September 2009 - Marital Status
and Your Kids
You’ve probably read or heard a lot about how divorce can be bad for
kids. In general, I don’t agree with that idea because it’s been
my experience that a home filled with anger, turmoil, or violence is a bad environment
for children. And often, divorce is the only choice, so everyone simply has
to make the best of it. I’ve talked a lot in the past in this column about
how to talk to your child about divorce. Divorce isn’t the only choice
though, so let’s talk about other situations you might find yourself in
and how to explain them to your children.
Many couples today find themselves getting separated (legally or not) because
the current financial climate makes divorce an expense that is difficult to
afford. If you and your spouse do separate, you need to find a way to explain
what is happening to your kids. When you are separated, you remain legally married.
Some people get separated, then later divorce. Others just separate and never
take the final step. If your intention is to divorce, you should explain that
to your kids. Let them know you won’t be getting back together and that
the legal process may take a while, but that as far as the two of you are concerned,
your marriage is truly over.
If you are separating on a trial basis (and many people do this to test the
waters), be honest about it with your children. They have friends whose parents
have separated and divorced, so it is something they understand. If you haven’t
made a final decision, be clear about that. Separation can be difficult for
kids (as it is for you!) because everything is up in the air and unsettled.

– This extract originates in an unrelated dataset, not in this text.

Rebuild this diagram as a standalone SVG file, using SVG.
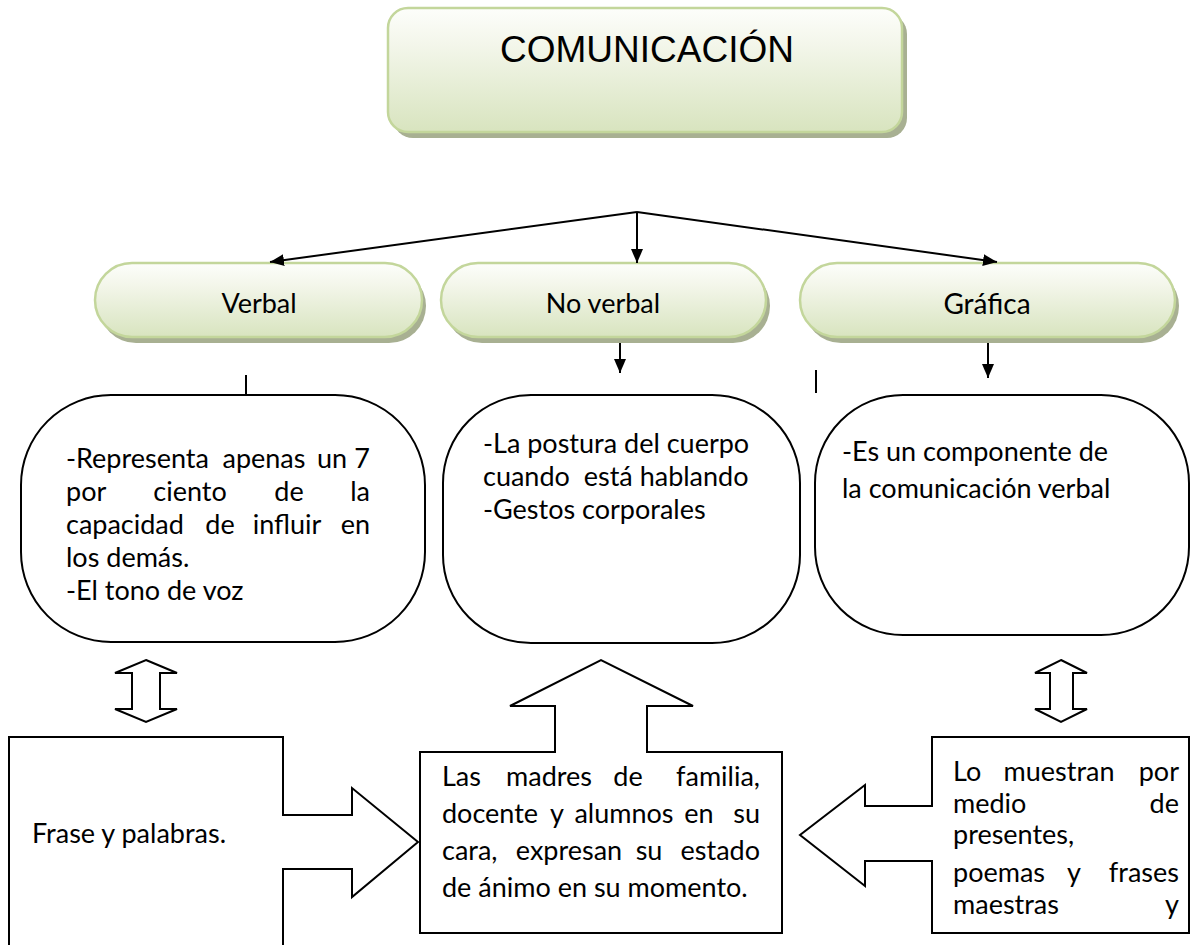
<svg xmlns="http://www.w3.org/2000/svg" width="1190" height="945" viewBox="0 0 1190 945">
<defs>
<linearGradient id="g" x1="0" y1="0" x2="0" y2="1">
<stop offset="0" stop-color="#fdfefb"/>
<stop offset="0.3" stop-color="#f3f6ea"/>
<stop offset="1" stop-color="#d8e4bf"/>
</linearGradient>
<marker id="ah" markerUnits="userSpaceOnUse" markerWidth="14" markerHeight="12" refX="14" refY="6" orient="auto">
<path d="M0,0 L14,6 L0,12 Z" fill="#000"/>
</marker>
<style>
.sh{fill:#a8b092}
.gn{fill:url(#g);stroke:#c3d69b;stroke-width:2.5}
.bx{fill:#fff;stroke:#000;stroke-width:2}
.ln{stroke:#000;stroke-width:2;fill:none}
.t{font-family:Lato,"Open Sans",sans-serif;font-size:27px;fill:#000}
.m{text-anchor:middle}
.e{text-anchor:end}
.tt{font-family:"Liberation Sans",Arial,sans-serif;font-size:37px;fill:#000}
</style>
</defs>
<rect width="1190" height="945" fill="#fff"/>

<g id="comunicacion">
<rect class="sh" x="393" y="14" width="514" height="124" rx="20"/>
<rect class="gn" x="388" y="8" width="514" height="124" rx="20"/>
<text class="tt" x="647" y="62" text-anchor="middle">COMUNICACIÓN</text>
</g>

<g id="verbal">
<rect class="sh" x="99" y="269" width="327" height="74" rx="37"/>
<rect class="gn" x="95" y="263" width="327" height="74" rx="37"/>
<text class="t m" x="259" y="313">Verbal</text>
</g>
<g id="noverbal">
<rect class="sh" x="445" y="269" width="325" height="74" rx="37"/>
<rect class="gn" x="441" y="263" width="325" height="74" rx="37"/>
<text class="t m" x="603" y="313">No verbal</text>
</g>
<g id="grafica">
<rect class="sh" x="804" y="269" width="375" height="74" rx="37"/>
<rect class="gn" x="800" y="263" width="375" height="74" rx="37"/>
<text class="t m" x="987" y="314" style="font-size:28px">Gráfica</text>
</g>

<g id="connectors">
<line class="ln" x1="637" y1="212" x2="270" y2="262" marker-end="url(#ah)"/>
<line class="ln" x1="637" y1="212" x2="637" y2="263" marker-end="url(#ah)"/>
<line class="ln" x1="637" y1="212" x2="997" y2="262" marker-end="url(#ah)"/>
<line class="ln" x1="620" y1="343" x2="620" y2="373" marker-end="url(#ah)"/>
<line class="ln" x1="988" y1="343" x2="988" y2="378" marker-end="url(#ah)"/>
<line class="ln" x1="246" y1="375" x2="246" y2="395"/>
<line class="ln" x1="816" y1="370" x2="816" y2="393"/>
<path class="bx" d="M146,660 L177,673 H160 V709 H177 L146,722 L115,709 H132 V673 H115 Z"/>
<path class="bx" d="M1061,660 L1087,673 H1073 V709 H1087 L1061,722 L1035,709 H1050 V673 H1035 Z"/>
</g>

<g id="verbal-desc">
<rect class="bx" x="21" y="395" width="404" height="247" rx="90"/>
<text class="t" x="66" y="468">-Representa</text>
<text class="t m" x="264" y="468">apenas</text>
<text class="t m" x="332" y="468">un</text>
<text class="t e" x="370" y="468">7</text>
<text class="t" x="66" y="501">por</text>
<text class="t m" x="190" y="501">ciento</text>
<text class="t m" x="289" y="501">de</text>
<text class="t e" x="370" y="501">la</text>
<text class="t" x="66" y="534">capacidad</text>
<text class="t m" x="220" y="534">de</text>
<text class="t m" x="287" y="534">influir</text>
<text class="t e" x="370" y="534">en</text>
<text class="t" x="66" y="567">los demás.</text>
<text class="t" x="66" y="600">-El tono de voz</text>
</g>

<g id="noverbal-desc">
<rect class="bx" x="443" y="395" width="357" height="248" rx="88"/>
<text class="t" x="483" y="453">-La postura del cuerpo</text>
<text class="t" x="483" y="486" xml:space="preserve">cuando  está hablando</text>
<text class="t" x="483" y="519">-Gestos corporales</text>
</g>

<g id="grafica-desc">
<rect class="bx" x="815" y="395" width="374" height="240" rx="88"/>
<text class="t" x="842" y="461">-Es un componente de</text>
<text class="t" x="842" y="498">la comunicación verbal</text>
</g>

<g id="frase">
<path class="bx" d="M9,950 V737 H283 V815 H352 V788 L418,842 L352,897 V869 H283 V950"/>
<text class="t" x="32" y="843">Frase y palabras.</text>
</g>

<g id="madres">
<path class="bx" d="M420,752 H555 V706 H510 L601,660 L693,706 H647 V752 H782 V933 H420 Z"/>
<text class="t" x="442" y="786">Las</text>
<text class="t m" x="549" y="786">madres</text>
<text class="t m" x="628" y="786">de</text>
<text class="t e" x="760" y="786">familia,</text>
<text class="t" x="442" y="823">docente</text>
<text class="t m" x="557" y="823">y</text>
<text class="t m" x="624" y="823">alumnos</text>
<text class="t m" x="699" y="823">en</text>
<text class="t e" x="760" y="823">su</text>
<text class="t" x="442" y="860">cara,</text>
<text class="t m" x="569" y="860">expresan</text>
<text class="t m" x="649" y="860">su</text>
<text class="t e" x="760" y="860">estado</text>
<text class="t" x="442" y="897">de ánimo en su momento.</text>
</g>

<g id="muestran">
<path class="bx" d="M932,737 H1189 V933 H932 V861 H865 V886 L800,835 L865,785 V806 H932 Z"/>
<text class="t" x="953" y="781">Lo</text>
<text class="t m" x="1059" y="781">muestran</text>
<text class="t e" x="1179" y="781">por</text>
<text class="t" x="953" y="813">medio</text>
<text class="t e" x="1179" y="813">de</text>
<text class="t" x="953" y="844">presentes,</text>
<text class="t" x="953" y="882">poemas</text>
<text class="t m" x="1074" y="882">y</text>
<text class="t e" x="1179" y="882">frases</text>
<text class="t" x="953" y="914">maestras</text>
<text class="t e" x="1179" y="914">y</text>
</g>
</svg>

Try to provide as much stability as you can during this time and put a clear
parenting plan together.
If you are permanently separating, but do not intend to reunite or divorce,
it may be hard to explain this to your child. Most kids see separation as a
step towards divorce. If you are choosing to remain legally married for religious,
financial, or other reasons, talk about these with your child. Be clear about
what you’re doing, how you’re doing it and how it impacts your child.
A marriage in name only can be a difficult concept for a child to grasp, so
you will likely need to do a lot of talking about this.
A lot of people ask me about annulments. An annulment is a legal proceeding,
similar to a divorce, in which the marriage is dissolved (note that a religious
annulment is an entirely different process). The difference, however, is that
an annulment legally erases the marriage because it was invalid from the start.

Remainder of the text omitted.